— START Data extract —

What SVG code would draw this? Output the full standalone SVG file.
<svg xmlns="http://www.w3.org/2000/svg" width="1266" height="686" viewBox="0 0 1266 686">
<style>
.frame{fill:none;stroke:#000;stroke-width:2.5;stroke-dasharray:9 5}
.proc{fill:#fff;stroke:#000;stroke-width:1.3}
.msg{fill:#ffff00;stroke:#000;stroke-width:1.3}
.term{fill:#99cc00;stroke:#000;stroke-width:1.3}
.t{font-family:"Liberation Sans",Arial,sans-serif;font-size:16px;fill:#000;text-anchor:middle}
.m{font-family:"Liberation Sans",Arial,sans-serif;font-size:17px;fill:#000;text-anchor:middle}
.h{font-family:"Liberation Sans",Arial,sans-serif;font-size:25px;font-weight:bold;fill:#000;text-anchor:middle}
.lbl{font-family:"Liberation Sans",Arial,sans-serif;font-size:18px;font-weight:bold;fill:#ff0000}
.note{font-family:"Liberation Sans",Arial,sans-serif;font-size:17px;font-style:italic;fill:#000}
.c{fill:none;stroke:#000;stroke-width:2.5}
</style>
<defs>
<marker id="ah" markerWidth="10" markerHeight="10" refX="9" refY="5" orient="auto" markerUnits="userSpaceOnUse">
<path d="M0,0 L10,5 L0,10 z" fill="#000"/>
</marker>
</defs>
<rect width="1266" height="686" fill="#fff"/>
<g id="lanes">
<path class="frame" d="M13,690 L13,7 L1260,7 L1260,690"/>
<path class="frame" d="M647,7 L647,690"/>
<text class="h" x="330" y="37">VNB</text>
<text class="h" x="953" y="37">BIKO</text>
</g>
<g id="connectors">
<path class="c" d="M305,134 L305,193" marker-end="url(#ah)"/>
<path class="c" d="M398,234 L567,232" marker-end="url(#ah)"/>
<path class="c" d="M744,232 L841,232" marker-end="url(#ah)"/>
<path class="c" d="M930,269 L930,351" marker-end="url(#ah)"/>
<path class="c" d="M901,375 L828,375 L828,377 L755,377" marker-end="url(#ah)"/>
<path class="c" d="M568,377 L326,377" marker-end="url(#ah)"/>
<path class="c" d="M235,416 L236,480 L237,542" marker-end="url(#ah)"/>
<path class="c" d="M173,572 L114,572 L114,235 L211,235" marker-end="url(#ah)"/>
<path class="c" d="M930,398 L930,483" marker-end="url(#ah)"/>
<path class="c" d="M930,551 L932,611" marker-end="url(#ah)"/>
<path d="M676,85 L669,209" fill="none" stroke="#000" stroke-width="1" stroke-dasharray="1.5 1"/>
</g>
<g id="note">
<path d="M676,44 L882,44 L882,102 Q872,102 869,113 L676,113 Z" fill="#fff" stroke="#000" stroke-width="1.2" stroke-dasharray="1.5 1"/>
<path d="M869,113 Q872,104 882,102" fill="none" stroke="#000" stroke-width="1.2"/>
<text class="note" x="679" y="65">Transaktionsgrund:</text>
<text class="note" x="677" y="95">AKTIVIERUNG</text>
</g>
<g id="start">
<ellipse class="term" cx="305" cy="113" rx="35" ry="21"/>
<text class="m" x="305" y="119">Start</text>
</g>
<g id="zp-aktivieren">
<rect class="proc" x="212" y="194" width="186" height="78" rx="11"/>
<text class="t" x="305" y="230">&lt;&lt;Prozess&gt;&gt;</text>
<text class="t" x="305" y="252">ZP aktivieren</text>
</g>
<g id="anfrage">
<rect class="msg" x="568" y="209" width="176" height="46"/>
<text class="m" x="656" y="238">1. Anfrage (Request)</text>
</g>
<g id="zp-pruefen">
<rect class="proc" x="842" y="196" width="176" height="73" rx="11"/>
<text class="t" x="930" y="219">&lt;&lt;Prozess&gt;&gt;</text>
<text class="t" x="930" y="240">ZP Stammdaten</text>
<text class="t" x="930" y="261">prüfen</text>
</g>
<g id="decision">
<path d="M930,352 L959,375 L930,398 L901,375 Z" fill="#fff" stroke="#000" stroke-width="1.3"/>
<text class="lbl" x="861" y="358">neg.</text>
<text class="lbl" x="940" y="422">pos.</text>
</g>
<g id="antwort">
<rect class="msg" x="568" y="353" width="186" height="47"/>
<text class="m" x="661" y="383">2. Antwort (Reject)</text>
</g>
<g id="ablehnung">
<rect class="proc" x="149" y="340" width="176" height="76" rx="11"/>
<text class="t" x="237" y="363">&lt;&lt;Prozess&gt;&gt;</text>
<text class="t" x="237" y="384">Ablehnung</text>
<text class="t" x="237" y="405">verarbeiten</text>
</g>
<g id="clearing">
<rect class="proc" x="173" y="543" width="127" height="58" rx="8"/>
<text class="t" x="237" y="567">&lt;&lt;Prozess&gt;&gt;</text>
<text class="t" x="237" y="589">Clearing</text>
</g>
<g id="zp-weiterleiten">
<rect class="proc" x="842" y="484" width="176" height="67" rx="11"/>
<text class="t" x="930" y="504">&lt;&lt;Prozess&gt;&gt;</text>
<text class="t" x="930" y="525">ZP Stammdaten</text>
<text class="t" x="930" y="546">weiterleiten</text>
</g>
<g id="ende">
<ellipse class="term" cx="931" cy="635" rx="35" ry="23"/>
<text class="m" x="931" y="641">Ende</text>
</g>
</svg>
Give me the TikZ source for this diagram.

— END Data extract —

▸ **What you will do**
Copy out each record, keeping every word as it is.

▸ **Reply**
What SVG code would draw this? Output the full standalone SVG file.
<svg xmlns="http://www.w3.org/2000/svg" width="1266" height="686" viewBox="0 0 1266 686">
<style>
.frame{fill:none;stroke:#000;stroke-width:2.5;stroke-dasharray:9 5}
.proc{fill:#fff;stroke:#000;stroke-width:1.3}
.msg{fill:#ffff00;stroke:#000;stroke-width:1.3}
.term{fill:#99cc00;stroke:#000;stroke-width:1.3}
.t{font-family:"Liberation Sans",Arial,sans-serif;font-size:16px;fill:#000;text-anchor:middle}
.m{font-family:"Liberation Sans",Arial,sans-serif;font-size:17px;fill:#000;text-anchor:middle}
.h{font-family:"Liberation Sans",Arial,sans-serif;font-size:25px;font-weight:bold;fill:#000;text-anchor:middle}
.lbl{font-family:"Liberation Sans",Arial,sans-serif;font-size:18px;font-weight:bold;fill:#ff0000}
.note{font-family:"Liberation Sans",Arial,sans-serif;font-size:17px;font-style:italic;fill:#000}
.c{fill:none;stroke:#000;stroke-width:2.5}
</style>
<defs>
<marker id="ah" markerWidth="10" markerHeight="10" refX="9" refY="5" orient="auto" markerUnits="userSpaceOnUse">
<path d="M0,0 L10,5 L0,10 z" fill="#000"/>
</marker>
</defs>
<rect width="1266" height="686" fill="#fff"/>
<g id="lanes">
<path class="frame" d="M13,690 L13,7 L1260,7 L1260,690"/>
<path class="frame" d="M647,7 L647,690"/>
<text class="h" x="330" y="37">VNB</text>
<text class="h" x="953" y="37">BIKO</text>
</g>
<g id="connectors">
<path class="c" d="M305,134 L305,193" marker-end="url(#ah)"/>
<path class="c" d="M398,234 L567,232" marker-end="url(#ah)"/>
<path class="c" d="M744,232 L841,232" marker-end="url(#ah)"/>
<path class="c" d="M930,269 L930,351" marker-end="url(#ah)"/>
<path class="c" d="M901,375 L828,375 L828,377 L755,377" marker-end="url(#ah)"/>
<path class="c" d="M568,377 L326,377" marker-end="url(#ah)"/>
<path class="c" d="M235,416 L236,480 L237,542" marker-end="url(#ah)"/>
<path class="c" d="M173,572 L114,572 L114,235 L211,235" marker-end="url(#ah)"/>
<path class="c" d="M930,398 L930,483" marker-end="url(#ah)"/>
<path class="c" d="M930,551 L932,611" marker-end="url(#ah)"/>
<path d="M676,85 L669,209" fill="none" stroke="#000" stroke-width="1" stroke-dasharray="1.5 1"/>
</g>
<g id="note">
<path d="M676,44 L882,44 L882,102 Q872,102 869,113 L676,113 Z" fill="#fff" stroke="#000" stroke-width="1.2" stroke-dasharray="1.5 1"/>
<path d="M869,113 Q872,104 882,102" fill="none" stroke="#000" stroke-width="1.2"/>
<text class="note" x="679" y="65">Transaktionsgrund:</text>
<text class="note" x="677" y="95">AKTIVIERUNG</text>
</g>
<g id="start">
<ellipse class="term" cx="305" cy="113" rx="35" ry="21"/>
<text class="m" x="305" y="119">Start</text>
</g>
<g id="zp-aktivieren">
<rect class="proc" x="212" y="194" width="186" height="78" rx="11"/>
<text class="t" x="305" y="230">&lt;&lt;Prozess&gt;&gt;</text>
<text class="t" x="305" y="252">ZP aktivieren</text>
</g>
<g id="anfrage">
<rect class="msg" x="568" y="209" width="176" height="46"/>
<text class="m" x="656" y="238">1. Anfrage (Request)</text>
</g>
<g id="zp-pruefen">
<rect class="proc" x="842" y="196" width="176" height="73" rx="11"/>
<text class="t" x="930" y="219">&lt;&lt;Prozess&gt;&gt;</text>
<text class="t" x="930" y="240">ZP Stammdaten</text>
<text class="t" x="930" y="261">prüfen</text>
</g>
<g id="decision">
<path d="M930,352 L959,375 L930,398 L901,375 Z" fill="#fff" stroke="#000" stroke-width="1.3"/>
<text class="lbl" x="861" y="358">neg.</text>
<text class="lbl" x="940" y="422">pos.</text>
</g>
<g id="antwort">
<rect class="msg" x="568" y="353" width="186" height="47"/>
<text class="m" x="661" y="383">2. Antwort (Reject)</text>
</g>
<g id="ablehnung">
<rect class="proc" x="149" y="340" width="176" height="76" rx="11"/>
<text class="t" x="237" y="363">&lt;&lt;Prozess&gt;&gt;</text>
<text class="t" x="237" y="384">Ablehnung</text>
<text class="t" x="237" y="405">verarbeiten</text>
</g>
<g id="clearing">
<rect class="proc" x="173" y="543" width="127" height="58" rx="8"/>
<text class="t" x="237" y="567">&lt;&lt;Prozess&gt;&gt;</text>
<text class="t" x="237" y="589">Clearing</text>
</g>
<g id="zp-weiterleiten">
<rect class="proc" x="842" y="484" width="176" height="67" rx="11"/>
<text class="t" x="930" y="504">&lt;&lt;Prozess&gt;&gt;</text>
<text class="t" x="930" y="525">ZP Stammdaten</text>
<text class="t" x="930" y="546">weiterleiten</text>
</g>
<g id="ende">
<ellipse class="term" cx="931" cy="635" rx="35" ry="23"/>
<text class="m" x="931" y="641">Ende</text>
</g>
</svg>
Give me the TikZ source for this diagram.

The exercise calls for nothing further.